7. Cabe mais uma consideração: com esse novo cenário, ao longo do tempo, poderia haver uma considerável diminuição do "gasto" com a folha de pagamento, na medida em que parte do corpo docente pode ser "eliminado" ou ter seu regime de trabalho rebaixado. Em momentos de "crises financeiras" como a atual, não estaríamos também diante do risco de a reitoria usar esses mecanismos para tentar reduzir os custos da universidade pela forma mais fácil, isto é, a de eliminar uma parte do corpo docente?

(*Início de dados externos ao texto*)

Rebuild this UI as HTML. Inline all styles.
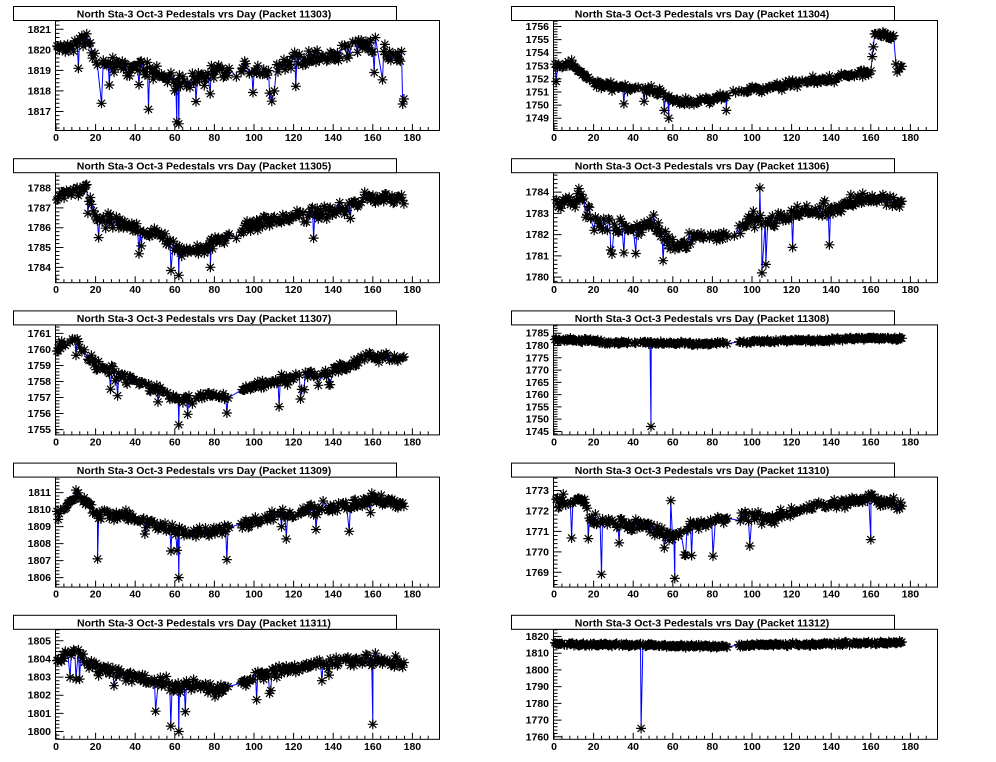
<!DOCTYPE html>
<html><head><meta charset="utf-8"><style>
html,body{margin:0;padding:0;background:#fff;}
svg{display:block;}
text{font-family:"Liberation Sans",Arial,sans-serif;font-weight:bold;fill:#000;}
</style></head><body>
<svg id="s" width="996" height="762" xmlns="http://www.w3.org/2000/svg"></svg>
<script>
var S=document.getElementById('s');var out='';
var seed=12345;function rnd(){seed=(seed*1103515245+12345)%2147483648;return seed/2147483648;}
function gauss(){return (rnd()+rnd()+rnd()-1.5)*1.4;}
var P=[
{pk:11303,top:1821.45,bot:1816.1,ticks:[1817,1818,1819,1820,1821],n:0.4,dips:0.04,dd:1.2,
 b:[[0,1820],[15,1820.5],[20,1819.5],[30,1819.2],[50,1819],[60,1818.4],[70,1818.5],[80,1818.8],[90,1819],[110,1819],[120,1819.5],[140,1819.6],[150,1820.2],[160,1820.2],[175,1819.5]],sp:[[62,1816.4],[61,1816.5],[109,1817.5],[23,1817.4]]},
{pk:11304,top:1756.5,bot:1748.1,ticks:[1749,1750,1751,1752,1753,1754,1755,1756],n:0.3,dips:0.02,dd:0.8,
 b:[[0,1753],[10,1753.1],[20,1751.6],[40,1751.3],[55,1751],[60,1750.3],[80,1750.3],[90,1751],[100,1751.2],[120,1751.6],[140,1752],[160,1752.5],[162,1755.4],[172,1755.1],[173,1752.7],[176,1752.7]],sp:[[58,1749],[87,1749.6]]},
{pk:11305,top:1788.8,bot:1783.25,ticks:[1784,1785,1786,1787,1788],n:0.35,dips:0.03,dd:1.0,
 b:[[0,1787.5],[15,1788],[20,1786.5],[40,1786],[55,1785.5],[62,1784.8],[80,1785.2],[90,1785.8],[100,1786.2],[120,1786.5],[140,1786.8],[160,1787.5],[175,1787.5]],sp:[[62,1783.6],[78,1784]]},
{pk:11306,top:1784.94,bot:1779.76,ticks:[1780,1781,1782,1783,1784],n:0.35,dips:0.03,dd:1.0,
 b:[[0,1783.5],[15,1783.8],[20,1782.5],[40,1782.3],[50,1782.5],[60,1781.5],[70,1781.8],[80,1782],[90,1782],[100,1782.8],[110,1782.5],[120,1783],[140,1783.2],[160,1783.8],[175,1783.5]],sp:[[105,1780.2],[104,1784.2],[107,1780.6]]},
{pk:11307,top:1761.56,bot:1754.7,ticks:[1755,1756,1757,1758,1759,1760,1761],n:0.35,dips:0.03,dd:1.0,
 b:[[0,1760.2],[10,1760.5],[20,1759],[40,1758],[60,1757],[80,1757],[90,1757.3],[100,1757.6],[120,1758.2],[140,1758.7],[160,1759.5],[175,1759.5]],sp:[[62,1755.3]]},
{pk:11308,top:1788.6,bot:1743.8,ticks:[1745,1750,1755,1760,1765,1770,1775,1780,1785],n:0.7,dips:0.0,dd:1,
 b:[[0,1782.5],[20,1782],[25,1781],[40,1781.5],[60,1780.8],[80,1780.8],[100,1781.5],[140,1782.3],[160,1783],[175,1782.5]],sp:[[49,1747]]},
{pk:11309,top:1811.94,bot:1805.47,ticks:[1806,1807,1808,1809,1810,1811],n:0.35,dips:0.03,dd:1.1,
 b:[[0,1809.5],[10,1811],[20,1809.8],[40,1809.5],[60,1808.8],[70,1808.5],[80,1808.7],[100,1809.3],[120,1809.8],[140,1810.2],[160,1810.6],[175,1810.3]],sp:[[62,1806],[21,1807.1]]},
{pk:11310,top:1773.68,bot:1768.3,ticks:[1769,1770,1771,1772,1773],n:0.3,dips:0.03,dd:1.0,
 b:[[0,1772.4],[15,1772.5],[20,1771.5],[50,1771.2],[60,1770.8],[70,1771.2],[80,1771.5],[100,1771.8],[110,1771.5],[120,1772],[140,1772.3],[160,1772.6],[175,1772.3]],sp:[[61,1768.7],[24,1768.9],[59,1772.5],[160,1770.6]]},
{pk:11311,top:1805.66,bot:1799.6,ticks:[1800,1801,1802,1803,1804,1805],n:0.35,dips:0.03,dd:1.1,
 b:[[0,1804],[10,1804.5],[20,1803.5],[40,1803],[60,1802.5],[70,1802.5],[80,1802.3],[100,1803],[120,1803.5],[140,1803.8],[160,1804],[175,1803.8]],sp:[[62,1800],[58,1800.3],[160,1800.4]]},
{pk:11312,top:1824.6,bot:1758.8,ticks:[1760,1770,1780,1790,1800,1810,1820],n:0.9,dips:0,dd:1,
 b:[[0,1815.5],[40,1815],[80,1814],[100,1815],[140,1815.5],[175,1816.5]],sp:[[44,1765]]}
];
function base(b,d){for(var i=0;i<b.length-1;i++){if(d>=b[i][0]&&d<=b[i+1][0]){var t=(d-b[i][0])/(b[i+1][0]-b[i][0]);return b[i][1]+t*(b[i+1][1]-b[i][1]);}}return b[b.length-1][1];}
function star(x,y){var r=5,a=r*0.707;return 'M'+(x-r)+' '+y+'h'+(2*r)+'M'+x+' '+(y-r)+'v'+(2*r)+'M'+(x-a)+' '+(y-a)+'l'+(2*a)+' '+(2*a)+'M'+(x-a)+' '+(y+a)+'l'+(2*a)+' '+(-2*a);}
P.forEach(function(p,k){
 var col=k%2,row=Math.floor(k/2);
 var fx=col?553:55,fw=384,fy=20+row*152.2,fh=110;
 var x0=fx+1,pxd=1.98;
 function X(d){return x0+d*pxd;}
 function Y(v){return fy+(p.top-v)/(p.top-p.bot)*fh;}
 out+='<rect x="'+(fx+0.5)+'" y="'+(fy+0.5)+'" width="'+fw+'" height="'+fh+'" fill="none" stroke="#000"/>';
 var tx=col?511:13;
 out+='<rect x="'+(tx+0.5)+'" y="'+(fy-13.5)+'" width="383" height="14" fill="#fff" stroke="#000"/>';
 out+='<text x="'+(tx+191)+'" y="'+(fy-2.5)+'" font-size="10.5" text-anchor="middle">North Sta-3 Oct-3 Pedestals vrs Day (Packet '+p.pk+')</text>';
 var tk='';
 for(var d=0;d<=190;d+=4){var xx=X(d);var L=(d%20==0)?6:3;tk+='M'+xx+' '+(fy+fh)+'v'+(-L);}
 for(var d=0;d<=180;d+=20){out+='<text x="'+X(d)+'" y="'+(fy+fh+11)+'" font-size="10.5" text-anchor="middle">'+d+'</text>';}
 var st=p.ticks[1]-p.ticks[0];
 for(var v=p.ticks[0]-st;v<=p.top;v+=st/5){var yy=Y(v);if(yy<fy||yy>fy+fh)continue;var maj=Math.abs((v-p.ticks[0])/st-Math.round((v-p.ticks[0])/st))<0.01;tk+='M'+(fx+0.5)+' '+yy+'h'+(maj?8:4);}
 p.ticks.forEach(function(v){out+='<text x="'+(fx-4)+'" y="'+(Y(v)+3.5)+'" font-size="10.5" text-anchor="end">'+v+'</text>';});
 out+='<path d="'+tk+'" stroke="#000" fill="none"/>';
 var pts=[];
 for(var d=0.5;d<176;d+=0.6){
  if(d>88&&d<93&&rnd()<0.9)continue;
  if(rnd()<0.15)continue;
  var v=base(p.b,d)+gauss()*p.n*0.7;
  if(rnd()<p.dips)v-=p.dd*(0.6+rnd());
  pts.push([d,v]);
 }
 p.sp.forEach(function(s){for(var i=0;i<pts.length;i++){if(pts[i][0]>=s[0]){pts.splice(i,0,[s[0],s[1]]);break;}}});
 var ln='';pts.forEach(function(q,i){ln+=(i?'L':'M')+X(q[0]).toFixed(1)+' '+Y(q[1]).toFixed(1);});
 out+='<path d="'+ln+'" stroke="#0000ff" stroke-width="1" fill="none"/>';
 var ms='';pts.forEach(function(q){ms+=star(+X(q[0]).toFixed(1),+Y(q[1]).toFixed(1));});
 out+='<path d="'+ms+'" stroke="#000" stroke-width="1.2" fill="none"/>';
});
S.innerHTML=out;
</script>
</body></html>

8. Finalmente, nas entrelinhas da proposta da reitoria, pode-se vislumbrar um mecanismo que visa a fomentar a competição continuada e não a colaboração entre institutos, equipes de pesquisa e docentes, por meio do qual pretende-se inserir, ainda mais, a universidade na lógica dos rankings internacionais.

 

A motivação dessa proposta não parece, pois, ser o de avaliar o trabalho acadêmico, de forma séria e responsável. No entanto, é possível perceber que esses procedimentos terão como consequência o estabelecimento de um ambiente competitivo e de um clima de terror permanente, fazendo com que docentes optem por sair da USP ou se vejam obrigados a adequar-se aos padrões estabelecidos por avaliações quantitativas e descontextualizadas.

 

Quem perde com isso?

Perdemos todos: docentes, estudantes, funcionários, a universidade e, em última instância, a sociedade como um todo. Se essa proposta vingar, estaremos ameaçando aquilo que a universidade mais deveria valorizar: o espírito critico, a diversidade, a capacidade de questionar, a autonomia didático-científica das unidades e de seus docentes. A quem interessa essa ameaça então?

Não é possível aceitar que mudanças desta monta sejam levadas a termo sem um estudo aprofundado: um diagnóstico, um sério processo de análise e várias interações com departamentos e unidades são imprescindíveis.